The content is good for beginners, but there's more fluff and unnecessary dialogue; it's very far from being lean. And, again the tone is quite unwelcoming.
I enjoyed reading it, Klein is funny and straightforward. Reading her book felt like getting to have a conversation and finding out all the most important things you need to know, along with all the things that annoy her the most.
Author has not stretched the contents that would have rendered the book dull and boring. Though she has not delved deeper into the execution of a specific tool (A/B testing for instance), she made a point by stressing on why a tool should be used or not used for different scenarios.
Book itself is truly lean and people can read it from cover to cover in easily digestible language. At the end of the book, she has nicely condensed the whole book into key points for quick recap. I suggest this book to all Product Managers / UX designers which will help them to save quite a lot of time and avoid waste.
Can't say I read so many new things in this book. I guess I expected to find more about UX principles, examples of good and bad UX etc. Instead I just re-read how to research and design the product in overall.

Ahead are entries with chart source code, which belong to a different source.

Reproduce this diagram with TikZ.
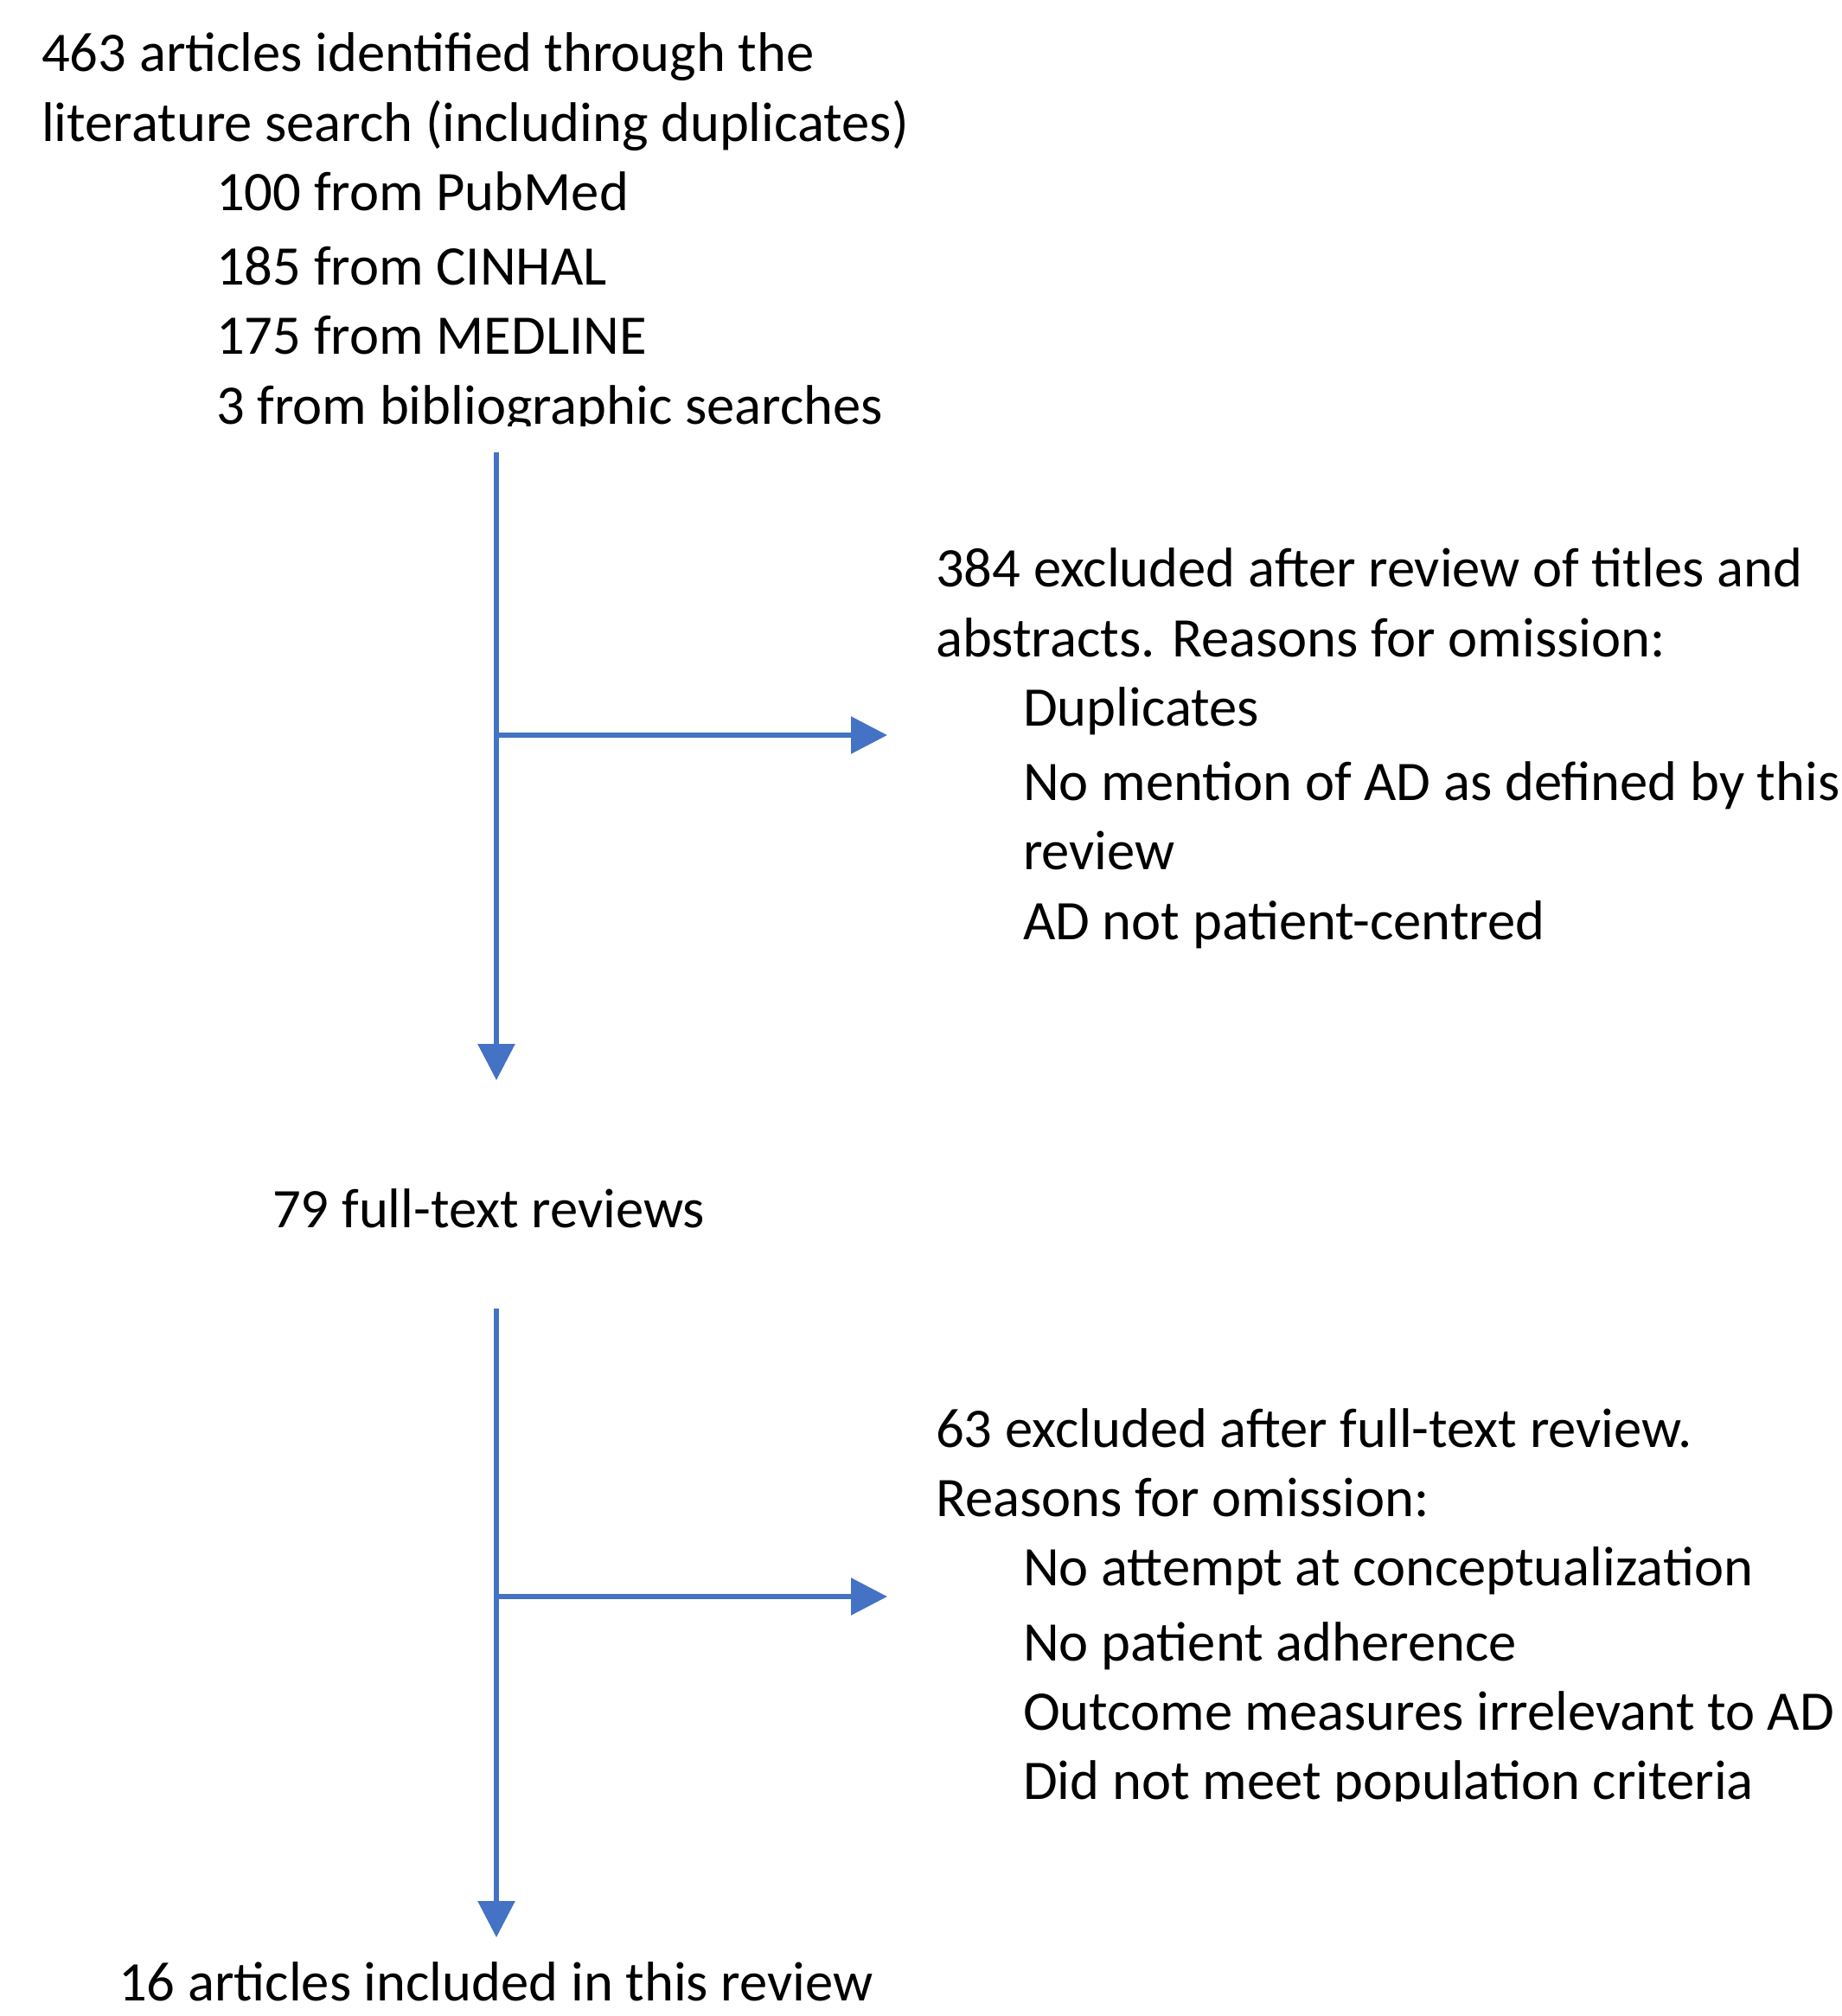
\documentclass[tikz,border=0pt]{standalone}
\usepackage{fontspec}
\setmainfont{Carlito}
\usetikzlibrary{arrows.meta}
\definecolor{flowblue}{HTML}{4472C4}
\begin{document}
\begin{tikzpicture}[x=1pt,y=-1pt,
  txt/.style={anchor=base west,inner sep=0pt,font=\fontsize{64.6}{80}\selectfont},
  flow/.style={draw=flowblue,line width=6pt,-{Triangle[length=42pt,width=42pt]}}]
\useasboundingbox (0,0) rectangle (2130,2331);
% top block
\node[txt] (t1) at (48,82) {463 articles identified through the};
\node[txt] (t2) at (48,163) {literature search (including duplicates)};
\node[txt] (t3) at (250,243) {100 from PubMed};
\node[txt] (t4) at (250,329) {185 from CINHAL};
\node[txt] (t5) at (250,409) {175 from MEDLINE};
\begin{scope}
\clip (0,0) rectangle (2130,492);
\node[txt] (t6) at (250,490) {3 from bibliographic searches};
\end{scope}
% first exclusion
\node[txt] (e1) at (1082,678) {384 excluded after review of titles and};
\node[txt] (e2) at (1082,759) {abstracts. Reasons for omission:};
\node[txt] (e3) at (1183,839) {Duplicates};
\node[txt] (e4) at (1183,925) {No mention of AD as defined by this};
\node[txt] (e5) at (1183,1005) {review};
\node[txt] (e6) at (1183,1086) {AD not patient-centred};
% full text
\node[txt] (f1) at (315,1419) {79 full-text reviews};
% second exclusion
\node[txt] (g1) at (1082,1673) {63 excluded after full-text review.};
\node[txt] (g2) at (1082,1753) {Reasons for omission:};
\node[txt] (g3) at (1183,1833) {No attempt at conceptualization};
\node[txt] (g4) at (1183,1920) {No patient adherence};
\node[txt] (g5) at (1183,2000) {Outcome measures irrelevant to AD};
\begin{scope}
\clip (0,0) rectangle (2130,2082);
\node[txt] (g6) at (1183,2080) {Did not meet population criteria};
\end{scope}
% included
\node[txt] (h1) at (137,2313) {16 articles included in this review};
% connectors
\coordinate (a1) at (574,523);
\coordinate (a1e) at (574,1249);
\coordinate (b1) at (574,850);
\coordinate (b1e) at (1026,850);
\coordinate (a2) at (574,1513);
\coordinate (a2e) at (574,2240);
\coordinate (b2) at (574,1846);
\coordinate (b2e) at (1026,1846);
\draw[flow] (a1) -- (a1e);
\draw[flow] (b1) -- (b1e);
\draw[flow] (a2) -- (a2e);
\draw[flow] (b2) -- (b2e);
\end{tikzpicture}
\end{document}
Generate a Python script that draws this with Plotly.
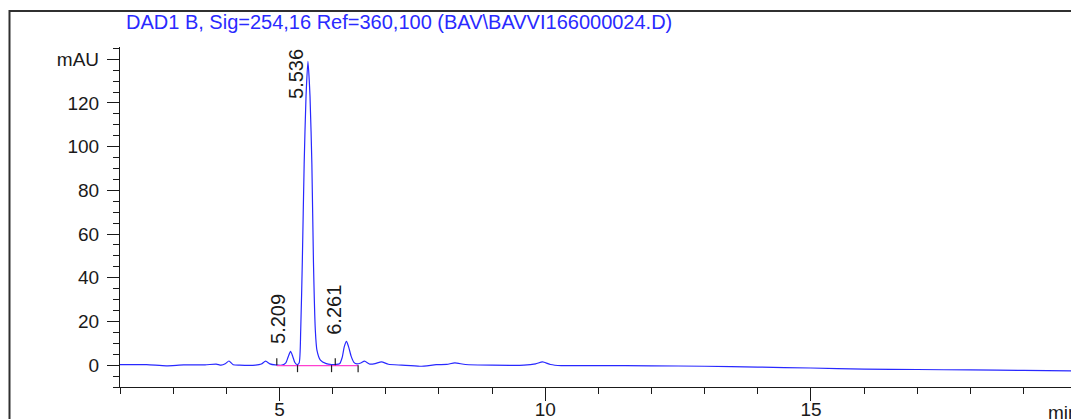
import plotly.graph_objects as go

# ---- data read from the chromatogram ----
time_min = [2.00, 2.50, 2.87, 3.20, 3.60, 3.81, 3.90, 3.98, 4.05, 4.13, 4.25, 4.55, 4.66, 4.74, 4.82, 4.92,
            5.05, 5.12, 5.16, 5.209, 5.25, 5.29, 5.33, 5.37, 5.40, 5.43, 5.465, 5.50, 5.536,
            5.575, 5.61, 5.64, 5.675, 5.705, 5.77, 5.88, 5.98, 6.06, 6.13, 6.18, 6.22, 6.261,
            6.30, 6.35, 6.40, 6.46, 6.53, 6.60, 6.70, 6.80, 6.92, 7.05, 7.30, 7.65, 7.95, 8.15,
            8.30, 8.50, 9.00, 9.60, 9.82, 9.95, 10.10, 10.30, 11.00, 12.00, 13.00, 14.00, 15.00,
            16.00, 17.00, 18.00, 19.00, 19.90]
signal_mau = [0.2, 0.2, -0.3, 0.1, 0.1, 0.5, 0.0, 0.6, 1.9, 0.2, 0.0, 0.0, 0.5, 1.8, 0.6, 0.1,
              0.0, 1.0, 3.5, 6.3, 4.0, 1.2, 0.3, 1.0, 16.0, 47.0, 92.0, 123.0, 139.0,
              123.0, 92.0, 47.0, 16.0, 6.9, 2.3, 0.7, 0.3, 0.3, 0.6, 3.5, 8.5, 10.9,
              8.5, 4.0, 1.3, 0.6, 1.0, 1.8, 0.5, 0.7, 1.5, 0.4, 0.0, -0.5, 0.2, 0.4,
              1.0, 0.3, 0.0, 0.0, 0.6, 1.5, 0.3, -0.2, -0.2, -0.3, -0.5, -0.9, -1.3,
              -1.8, -2.0, -2.2, -2.4, -2.6]

peak_times = [5.209, 5.536, 6.261]
peak_heights = [6.3, 139.0, 10.9]
peak_labels = ["5.209", "5.536", "6.261"]

baseline_start = 4.95
baseline_end = 6.48
event_times = [4.95, 5.34, 5.98, 6.05, 6.48]
event_dirs = [1, -1, -1, 1, -1]   # 1 = tick drawn upward, -1 = downward

y_tickvals = [0, 20, 40, 60, 80, 100, 120, 140]
y_ticktext = ["0", "20", "40", "60", "80", "100", "120", "mAU"]

title_text = "DAD1 B, Sig=254,16 Ref=360,100 (BAV\\BAVVI166000024.D)"

# ---- figure ----
W, H = 1071, 419
ML, MR, MT, MB = 120, 0, 47, 32
plot_w = W - ML - MR
plot_h = H - MT - MB
x_range = [2.0, 2.0 + plot_w / 53.15]
y_range = [-10.0, 145.6]
mau_per_px = (y_range[1] - y_range[0]) / plot_h

fig = go.Figure()

fig.add_trace(go.Scatter(
    x=time_min, y=signal_mau, mode="lines",
    line=dict(color="#2828ff", width=1.2, shape="spline", smoothing=0.6),
    hoverinfo="skip", showlegend=False))

# integration baseline
fig.add_trace(go.Scatter(
    x=[baseline_start, baseline_end], y=[-0.2, -0.2], mode="lines",
    line=dict(color="#ff40d0", width=1.3), showlegend=False, hoverinfo="skip"))

# event tick marks
tick_h = 7 * mau_per_px
ex, ey = [], []
for t, d in zip(event_times, event_dirs):
    ex += [t, t, None]
    ey += [0, d * tick_h, None]
fig.add_trace(go.Scatter(
    x=ex, y=ey, mode="lines", line=dict(color="#202020", width=1.2),
    showlegend=False, hoverinfo="skip"))

font_main = "Liberation Sans, Arial, sans-serif"

for t, h, lab in zip(peak_times, peak_heights, peak_labels):
    top_needed = h + (7 + 50) * mau_per_px
    if top_needed > y_range[1]:
        fig.add_annotation(x=t, y=1, xref="x", yref="paper", text=lab, textangle=-90,
                           showarrow=False, xanchor="right", yanchor="top", xshift=1,
                           font=dict(family=font_main, size=20, color="#1a1a1a"))
    else:
        fig.add_annotation(x=t, y=h, xref="x", yref="y", text=lab, textangle=-90,
                           showarrow=False, xanchor="right", yanchor="bottom", xshift=1, yshift=5,
                           font=dict(family=font_main, size=20, color="#1a1a1a"))

# axis unit label at the far right (cut by page edge)
fig.add_annotation(x=(1046 - ML) / plot_w, y=-(412 - (H - MB)) / plot_h,
                   xref="paper", yref="paper",
                   text="min", showarrow=False, xanchor="left", yanchor="middle",
                   font=dict(family=font_main, size=19, color="#1a1a1a"))

# outer frame
fig.add_shape(type="rect", xref="paper", yref="paper",
              x0=(9.5 - ML) / plot_w, x1=1.2,
              y0=-(440 - (H - MB)) / plot_h, y1=((H - MB) - 11) / plot_h,
              line=dict(color="#303030", width=2), fillcolor="rgba(0,0,0,0)", layer="above")

fig.update_layout(
    width=W, height=H,
    margin=dict(l=ML, r=MR, t=MT, b=MB, pad=0, autoexpand=False),
    paper_bgcolor="white", plot_bgcolor="white",
    font=dict(family=font_main, size=19, color="#1a1a1a"),
    title=dict(text=title_text, x=126 / W, xanchor="left", xref="container",
               y=1 - 22 / H, yanchor="middle", yref="container",
               font=dict(family=font_main, size=20, color="#2a2aff"), automargin=False),
    showlegend=False,
)
fig.update_xaxes(range=x_range, showline=True, linecolor="#1a1a1a", linewidth=1.2, automargin=False,
                 showgrid=False, zeroline=False, ticks="outside", ticklen=13, tickwidth=1.2,
                 tickcolor="#1a1a1a", tick0=0, dtick=5, ticklabelstandoff=-8,
                 minor=dict(ticks="outside", ticklen=6, dtick=1, tickcolor="#1a1a1a", tickwidth=1.2, showgrid=False))
fig.update_yaxes(range=y_range, showline=True, linecolor="#1a1a1a", linewidth=1.2, automargin=False,
                 showgrid=False, zeroline=False, ticks="outside", ticklen=12, tickwidth=1.2,
                 tickcolor="#1a1a1a", tickmode="array", tickvals=y_tickvals, ticktext=y_ticktext,
                 ticklabelstandoff=4,
                 minor=dict(ticks="outside", ticklen=6, dtick=5, tick0=0, tickcolor="#1a1a1a", tickwidth=1.2, showgrid=False))

fig.write_html(
    "out.html",
    config={"displayModeBar": False},
    post_script="document.body.style.margin='0';document.body.style.overflow='hidden';",
)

Not a lot of new stuff for people already familiar with Lean startup methodology. Otherwise, it’s a great book filled with countless small-small tips for building great UX. The slick sense of humour in writing makes it a fun read too :p
it provides invaluable strategies for integrating UX design into the lean startup process. It offers practical advice on rapid, iterative user research and design, helping startups create user-centered products efficiently and effectively. A must-read for agile innovators.